— Work to do —
Print all the data, keeping every line exactly as it is.

— Data segment —
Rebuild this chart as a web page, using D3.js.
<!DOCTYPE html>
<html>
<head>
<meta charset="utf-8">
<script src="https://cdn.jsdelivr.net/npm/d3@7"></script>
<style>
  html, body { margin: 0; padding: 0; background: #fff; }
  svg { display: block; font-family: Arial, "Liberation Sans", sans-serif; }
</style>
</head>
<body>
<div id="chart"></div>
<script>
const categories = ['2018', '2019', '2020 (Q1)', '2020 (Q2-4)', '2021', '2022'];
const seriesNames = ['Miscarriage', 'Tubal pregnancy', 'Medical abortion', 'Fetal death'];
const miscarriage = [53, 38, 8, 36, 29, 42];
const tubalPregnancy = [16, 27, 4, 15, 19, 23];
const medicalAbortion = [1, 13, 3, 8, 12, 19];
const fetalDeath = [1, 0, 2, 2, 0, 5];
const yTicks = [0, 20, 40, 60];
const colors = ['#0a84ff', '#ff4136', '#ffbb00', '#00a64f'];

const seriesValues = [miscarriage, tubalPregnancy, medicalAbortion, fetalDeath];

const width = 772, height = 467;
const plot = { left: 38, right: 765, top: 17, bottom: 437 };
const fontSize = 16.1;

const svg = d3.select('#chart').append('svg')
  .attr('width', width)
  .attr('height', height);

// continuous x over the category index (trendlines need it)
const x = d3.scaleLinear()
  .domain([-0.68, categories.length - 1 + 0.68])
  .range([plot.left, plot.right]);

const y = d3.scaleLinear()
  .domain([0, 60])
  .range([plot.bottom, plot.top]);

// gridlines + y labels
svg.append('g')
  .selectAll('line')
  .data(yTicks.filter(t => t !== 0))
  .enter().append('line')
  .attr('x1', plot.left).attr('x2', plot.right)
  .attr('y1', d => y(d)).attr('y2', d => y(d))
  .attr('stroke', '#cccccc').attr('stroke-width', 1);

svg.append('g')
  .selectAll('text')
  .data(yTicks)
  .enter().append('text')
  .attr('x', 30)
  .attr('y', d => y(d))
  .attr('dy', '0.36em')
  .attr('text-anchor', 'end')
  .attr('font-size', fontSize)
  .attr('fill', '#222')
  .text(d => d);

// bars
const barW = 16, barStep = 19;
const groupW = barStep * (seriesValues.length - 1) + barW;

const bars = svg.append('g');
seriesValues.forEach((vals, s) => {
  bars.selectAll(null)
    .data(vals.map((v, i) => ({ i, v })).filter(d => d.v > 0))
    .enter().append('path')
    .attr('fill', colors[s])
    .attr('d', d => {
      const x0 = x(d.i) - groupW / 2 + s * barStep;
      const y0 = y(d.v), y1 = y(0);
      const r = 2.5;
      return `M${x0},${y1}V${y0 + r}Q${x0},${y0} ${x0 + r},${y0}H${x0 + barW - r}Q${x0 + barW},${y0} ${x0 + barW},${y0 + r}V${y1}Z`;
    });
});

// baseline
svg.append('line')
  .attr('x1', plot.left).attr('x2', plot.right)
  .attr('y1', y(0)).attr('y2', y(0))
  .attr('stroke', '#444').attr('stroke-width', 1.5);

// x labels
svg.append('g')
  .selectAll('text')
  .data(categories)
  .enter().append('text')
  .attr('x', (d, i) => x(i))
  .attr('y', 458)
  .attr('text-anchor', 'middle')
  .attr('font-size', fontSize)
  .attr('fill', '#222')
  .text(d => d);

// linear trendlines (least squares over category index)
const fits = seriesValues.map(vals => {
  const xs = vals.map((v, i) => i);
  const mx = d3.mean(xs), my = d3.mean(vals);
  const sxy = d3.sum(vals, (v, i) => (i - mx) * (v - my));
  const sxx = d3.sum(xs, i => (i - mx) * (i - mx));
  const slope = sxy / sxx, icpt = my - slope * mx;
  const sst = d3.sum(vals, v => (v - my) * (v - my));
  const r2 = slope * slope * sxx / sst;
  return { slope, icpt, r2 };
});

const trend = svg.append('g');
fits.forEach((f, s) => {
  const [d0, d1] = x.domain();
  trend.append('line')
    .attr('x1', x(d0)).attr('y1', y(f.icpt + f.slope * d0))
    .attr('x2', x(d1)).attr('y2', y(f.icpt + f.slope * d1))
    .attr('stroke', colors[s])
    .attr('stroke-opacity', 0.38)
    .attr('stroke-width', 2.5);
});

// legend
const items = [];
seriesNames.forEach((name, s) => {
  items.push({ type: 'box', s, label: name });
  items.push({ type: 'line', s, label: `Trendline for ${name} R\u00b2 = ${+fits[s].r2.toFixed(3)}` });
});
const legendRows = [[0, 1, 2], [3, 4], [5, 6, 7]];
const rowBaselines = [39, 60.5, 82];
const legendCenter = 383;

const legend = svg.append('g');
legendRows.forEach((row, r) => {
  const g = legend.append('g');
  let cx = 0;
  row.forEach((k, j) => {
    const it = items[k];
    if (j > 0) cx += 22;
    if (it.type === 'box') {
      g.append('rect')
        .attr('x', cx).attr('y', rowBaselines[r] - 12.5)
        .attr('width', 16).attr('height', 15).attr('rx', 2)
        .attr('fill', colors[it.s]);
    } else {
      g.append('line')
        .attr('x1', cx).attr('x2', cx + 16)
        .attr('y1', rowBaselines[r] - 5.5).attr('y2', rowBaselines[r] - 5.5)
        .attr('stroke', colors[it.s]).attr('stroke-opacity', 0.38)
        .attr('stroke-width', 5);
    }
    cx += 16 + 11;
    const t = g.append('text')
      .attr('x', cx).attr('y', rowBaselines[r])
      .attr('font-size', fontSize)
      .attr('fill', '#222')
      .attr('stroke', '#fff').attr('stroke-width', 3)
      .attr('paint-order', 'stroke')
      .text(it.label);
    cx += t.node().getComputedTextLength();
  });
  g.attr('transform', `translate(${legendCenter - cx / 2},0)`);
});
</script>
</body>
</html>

— The reply —
Rebuild this chart as a web page, using D3.js.
<!DOCTYPE html>
<html>
<head>
<meta charset="utf-8">
<script src="https://cdn.jsdelivr.net/npm/d3@7"></script>
<style>
  html, body { margin: 0; padding: 0; background: #fff; }
  svg { display: block; font-family: Arial, "Liberation Sans", sans-serif; }
</style>
</head>
<body>
<div id="chart"></div>
<script>
const categories = ['2018', '2019', '2020 (Q1)', '2020 (Q2-4)', '2021', '2022'];
const seriesNames = ['Miscarriage', 'Tubal pregnancy', 'Medical abortion', 'Fetal death'];
const miscarriage = [53, 38, 8, 36, 29, 42];
const tubalPregnancy = [16, 27, 4, 15, 19, 23];
const medicalAbortion = [1, 13, 3, 8, 12, 19];
const fetalDeath = [1, 0, 2, 2, 0, 5];
const yTicks = [0, 20, 40, 60];
const colors = ['#0a84ff', '#ff4136', '#ffbb00', '#00a64f'];

const seriesValues = [miscarriage, tubalPregnancy, medicalAbortion, fetalDeath];

const width = 772, height = 467;
const plot = { left: 38, right: 765, top: 17, bottom: 437 };
const fontSize = 16.1;

const svg = d3.select('#chart').append('svg')
  .attr('width', width)
  .attr('height', height);

// continuous x over the category index (trendlines need it)
const x = d3.scaleLinear()
  .domain([-0.68, categories.length - 1 + 0.68])
  .range([plot.left, plot.right]);

const y = d3.scaleLinear()
  .domain([0, 60])
  .range([plot.bottom, plot.top]);

// gridlines + y labels
svg.append('g')
  .selectAll('line')
  .data(yTicks.filter(t => t !== 0))
  .enter().append('line')
  .attr('x1', plot.left).attr('x2', plot.right)
  .attr('y1', d => y(d)).attr('y2', d => y(d))
  .attr('stroke', '#cccccc').attr('stroke-width', 1);

svg.append('g')
  .selectAll('text')
  .data(yTicks)
  .enter().append('text')
  .attr('x', 30)
  .attr('y', d => y(d))
  .attr('dy', '0.36em')
  .attr('text-anchor', 'end')
  .attr('font-size', fontSize)
  .attr('fill', '#222')
  .text(d => d);

// bars
const barW = 16, barStep = 19;
const groupW = barStep * (seriesValues.length - 1) + barW;

const bars = svg.append('g');
seriesValues.forEach((vals, s) => {
  bars.selectAll(null)
    .data(vals.map((v, i) => ({ i, v })).filter(d => d.v > 0))
    .enter().append('path')
    .attr('fill', colors[s])
    .attr('d', d => {
      const x0 = x(d.i) - groupW / 2 + s * barStep;
      const y0 = y(d.v), y1 = y(0);
      const r = 2.5;
      return `M${x0},${y1}V${y0 + r}Q${x0},${y0} ${x0 + r},${y0}H${x0 + barW - r}Q${x0 + barW},${y0} ${x0 + barW},${y0 + r}V${y1}Z`;
    });
});

// baseline
svg.append('line')
  .attr('x1', plot.left).attr('x2', plot.right)
  .attr('y1', y(0)).attr('y2', y(0))
  .attr('stroke', '#444').attr('stroke-width', 1.5);

// x labels
svg.append('g')
  .selectAll('text')
  .data(categories)
  .enter().append('text')
  .attr('x', (d, i) => x(i))
  .attr('y', 458)
  .attr('text-anchor', 'middle')
  .attr('font-size', fontSize)
  .attr('fill', '#222')
  .text(d => d);

// linear trendlines (least squares over category index)
const fits = seriesValues.map(vals => {
  const xs = vals.map((v, i) => i);
  const mx = d3.mean(xs), my = d3.mean(vals);
  const sxy = d3.sum(vals, (v, i) => (i - mx) * (v - my));
  const sxx = d3.sum(xs, i => (i - mx) * (i - mx));
  const slope = sxy / sxx, icpt = my - slope * mx;
  const sst = d3.sum(vals, v => (v - my) * (v - my));
  const r2 = slope * slope * sxx / sst;
  return { slope, icpt, r2 };
});

const trend = svg.append('g');
fits.forEach((f, s) => {
  const [d0, d1] = x.domain();
  trend.append('line')
    .attr('x1', x(d0)).attr('y1', y(f.icpt + f.slope * d0))
    .attr('x2', x(d1)).attr('y2', y(f.icpt + f.slope * d1))
    .attr('stroke', colors[s])
    .attr('stroke-opacity', 0.38)
    .attr('stroke-width', 2.5);
});

// legend
const items = [];
seriesNames.forEach((name, s) => {
  items.push({ type: 'box', s, label: name });
  items.push({ type: 'line', s, label: `Trendline for ${name} R\u00b2 = ${+fits[s].r2.toFixed(3)}` });
});
const legendRows = [[0, 1, 2], [3, 4], [5, 6, 7]];
const rowBaselines = [39, 60.5, 82];
const legendCenter = 383;

const legend = svg.append('g');
legendRows.forEach((row, r) => {
  const g = legend.append('g');
  let cx = 0;
  row.forEach((k, j) => {
    const it = items[k];
    if (j > 0) cx += 22;
    if (it.type === 'box') {
      g.append('rect')
        .attr('x', cx).attr('y', rowBaselines[r] - 12.5)
        .attr('width', 16).attr('height', 15).attr('rx', 2)
        .attr('fill', colors[it.s]);
    } else {
      g.append('line')
        .attr('x1', cx).attr('x2', cx + 16)
        .attr('y1', rowBaselines[r] - 5.5).attr('y2', rowBaselines[r] - 5.5)
        .attr('stroke', colors[it.s]).attr('stroke-opacity', 0.38)
        .attr('stroke-width', 5);
    }
    cx += 16 + 11;
    const t = g.append('text')
      .attr('x', cx).attr('y', rowBaselines[r])
      .attr('font-size', fontSize)
      .attr('fill', '#222')
      .attr('stroke', '#fff').attr('stroke-width', 3)
      .attr('paint-order', 'stroke')
      .text(it.label);
    cx += t.node().getComputedTextLength();
  });
  g.attr('transform', `translate(${legendCenter - cx / 2},0)`);
});
</script>
</body>
</html>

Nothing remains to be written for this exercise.